Justin rose to fame quite quickly; his initial move in 2008 to take over his father’s coffee farm led to operating the coffee washing station at such a high level that he placed 4th in Rwanda’s 2010 Cup of Excellence (CoE) competition and continued to place highly in following years. After first purchasing and roasting Mahembe in 2013 we struggled to compete for Justin’s lots in 2014 and 2015, as his reputation in the CoE attracted buyers from Starbucks. Thankfully, through Nordic Approach and their relationship with Rwanda Trading Company (RTC), we’ve been able to maintain the relationship and secure Mahembe lots from the last four years’ harvests. We returned to Rwanda this summer to revisit him at his station, taking Kristyna, our Quality Assurance Supervisor, on her first trip to origin, who could instantly recognise Justin’s coffees on the cupping table at RTC because of their vivid fruity qualities.
Despite success from early on, Justin is always adapting and aiming to improve his specialty grade coffees. In 2016 the coffee washing station eschewed their traditional disc pulper in favour of a Penagos eco-pulper, used to depulp and mechanically remove mucilage from the coffee seeds before processing. However, due to a freak lightning strike this year mid-season their depulper exploded, taking a reception tank used for floating coffee cherries with it! They rebuilt the tank and structures surrounding the depulper quickly, and reinstalled a traditional three-disc pulper, which inevitably altered the fermentation profile of his coffees this year, compared to the last three.
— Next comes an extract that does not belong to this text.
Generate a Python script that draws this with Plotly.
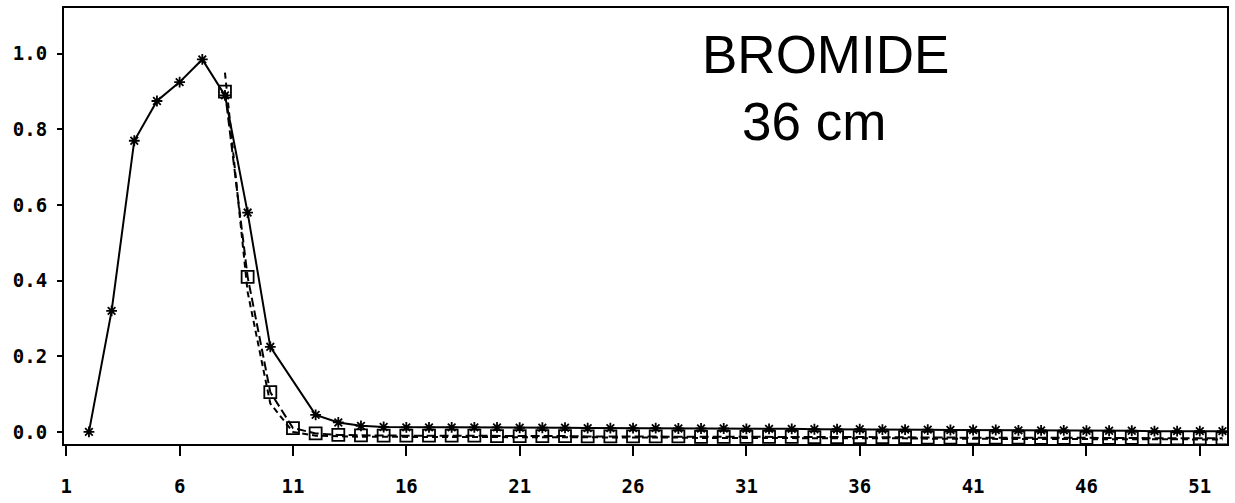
import plotly.graph_objects as go

# Relative concentration vs. pore volume / sample number, bromide breakthrough at 36 cm
x_solid = [2, 3, 4, 5, 6, 7, 8, 9, 10, 12, 13, 14, 15, 16, 17, 18, 19, 20, 21, 22,
           23, 24, 25, 26, 27, 28, 29, 30, 31, 32, 33, 34, 35, 36, 37, 38, 39, 40,
           41, 42, 43, 44, 45, 46, 47, 48, 49, 50, 51, 52]
y_solid = [0.0, 0.32, 0.77, 0.875, 0.925, 0.985, 0.89, 0.58, 0.225, 0.045, 0.025,
           0.016, 0.013, 0.012, 0.012, 0.012, 0.012, 0.012, 0.011, 0.011, 0.011,
           0.010, 0.010, 0.010, 0.010, 0.009, 0.009, 0.009, 0.008, 0.008, 0.008,
           0.007, 0.007, 0.007, 0.006, 0.006, 0.006, 0.005, 0.005, 0.005, 0.004,
           0.004, 0.004, 0.003, 0.003, 0.003, 0.002, 0.002, 0.002, 0.002]

x_square = [8, 9, 10, 11, 12, 13, 14, 15, 16, 17, 18, 19, 20, 21, 22, 23, 24, 25,
            26, 27, 28, 29, 30, 31, 32, 33, 34, 35, 36, 37, 38, 39, 40, 41, 42, 43,
            44, 45, 46, 47, 48, 49, 50, 51, 52]
y_square = [0.90, 0.41, 0.105, 0.01, -0.004, -0.008, -0.009, -0.010, -0.010, -0.010,
            -0.010, -0.010, -0.011, -0.011, -0.011, -0.011, -0.012, -0.012, -0.012,
            -0.012, -0.012, -0.013, -0.013, -0.013, -0.013, -0.013, -0.014, -0.014,
            -0.014, -0.014, -0.014, -0.015, -0.015, -0.015, -0.015, -0.015, -0.016,
            -0.016, -0.016, -0.016, -0.016, -0.017, -0.017, -0.017, -0.017]

x_dash = [8, 9, 10, 11, 12, 13, 14, 15, 16, 17, 18, 19, 20, 21, 22, 23, 24, 25, 26,
          27, 28, 29, 30, 31, 32, 33, 34, 35, 36, 37, 38, 39, 40, 41, 42, 43, 44, 45,
          46, 47, 48, 49, 50, 51, 52]
y_dash = [0.95, 0.37, 0.075, 0.0, -0.010, -0.012, -0.013, -0.013, -0.013, -0.013,
          -0.013, -0.014, -0.014, -0.014, -0.014, -0.014, -0.015, -0.015, -0.015,
          -0.015, -0.015, -0.016, -0.016, -0.016, -0.016, -0.016, -0.017, -0.017,
          -0.017, -0.017, -0.017, -0.018, -0.018, -0.018, -0.018, -0.018, -0.019,
          -0.019, -0.019, -0.019, -0.019, -0.020, -0.020, -0.020, -0.020]

x_ticks = [1, 6, 11, 16, 21, 26, 31, 36, 41, 46, 51]
y_ticks = [0.0, 0.2, 0.4, 0.6, 0.8, 1.0]
y_tick_text = ["0.0", "0.2", "0.4", "0.6", "0.8", "1.0"]

title_line1 = "BROMIDE"
title_line2 = "36 cm"

fig = go.Figure()

fig.add_trace(go.Scatter(
    x=x_dash, y=y_dash, mode="lines",
    line=dict(color="black", width=2, dash="6px,4px"),
    showlegend=False,
))
fig.add_trace(go.Scatter(
    x=x_square, y=y_square, mode="lines+markers",
    line=dict(color="black", width=2, dash="9px,4px"),
    marker=dict(symbol="square-open", size=12, color="black",
                line=dict(color="black", width=1.8)),
    showlegend=False,
))
fig.add_trace(go.Scatter(
    x=x_solid, y=y_solid, mode="lines+markers",
    line=dict(color="black", width=2),
    marker=dict(symbol="asterisk-open", size=9, color="black",
                line=dict(color="black", width=1.8)),
    showlegend=False,
))

tick_font = dict(family="DejaVu Sans Mono", size=19, color="black", weight="bold")

fig.update_xaxes(
    range=[0.9, 52.2],
    tickmode="array", tickvals=x_ticks, ticktext=[str(v) for v in x_ticks],
    ticks="outside", ticklen=10, tickwidth=2, tickcolor="black",
    showline=True, linecolor="black", linewidth=2, mirror=True,
    showgrid=False, zeroline=False,
    tickfont=tick_font, ticklabelstandoff=14,
)
fig.update_yaxes(
    range=[-0.032, 1.121],
    tickmode="array", tickvals=y_ticks, ticktext=y_tick_text,
    ticks="outside", ticklen=5, tickwidth=2, tickcolor="black",
    showline=True, linecolor="black", linewidth=2, mirror=True,
    showgrid=False, zeroline=False,
    tickfont=tick_font, ticklabelstandoff=6,
)

title_font = dict(family="Liberation Sans", size=53, color="black")
fig.add_annotation(text=title_line1, xref="paper", yref="paper",
                   x=0.655, y=0.893, xanchor="center", yanchor="middle",
                   showarrow=False, font=title_font)
fig.add_annotation(text=title_line2, xref="paper", yref="paper",
                   x=0.645, y=0.740, xanchor="center", yanchor="middle",
                   showarrow=False, font=title_font)

fig.update_layout(
    width=1235, height=503,
    margin=dict(l=64, r=6, t=7, b=58),
    paper_bgcolor="white", plot_bgcolor="white",
)

fig.write_html("out.html")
We don’t feel it has negatively affected quality, conversely there is a little more depth and ripeness to the fruity tones in the lot we have chosen this year, potentially as a result of the increased level of sugars on the parchment as it is left to ferment, providing more fuel for the native microbiome relied on to break down this pectin rich layer surrounding the seeds before washing and soaking.
Justin continues to focus on producing high quality, specialty coffee, which makes up around 75% of his total production. As well as purchasing cherries from local smallholders for a premium price they tend to their own 8-hectare farm near the coffee washing station. When we last visited there were 12,000 trees, but they now have 40,000 coffee trees planted on their land, which next year will be certified organic. They are collaborating closely with the 70% female Twitezimbere Mahembe Union to bring selectively picked, ripe coffee cherries to the station.
As well as rebuilding part of the processing station, Mahembe have recently installed a solar powered generator to boil water for the workers. They continue to make organic compost from the discarded coffee pulp, which the smallholder farmers delivering cherries can take to put around their coffee trees to increase vigour and yields, as well as use on their other crops.
As always with coffees from Mahembe, expect a balance of crisp red fruits, a sweet, juicy character, brisk tea-like notes and delicate florals.
Nyamasheke, Western Province, Rwanda
Super complex, layered & elegant, we’re tasting redcurrant, honeycomb & baking spices. A juicy nectarine acidity lends freshness to dusky, floral notes.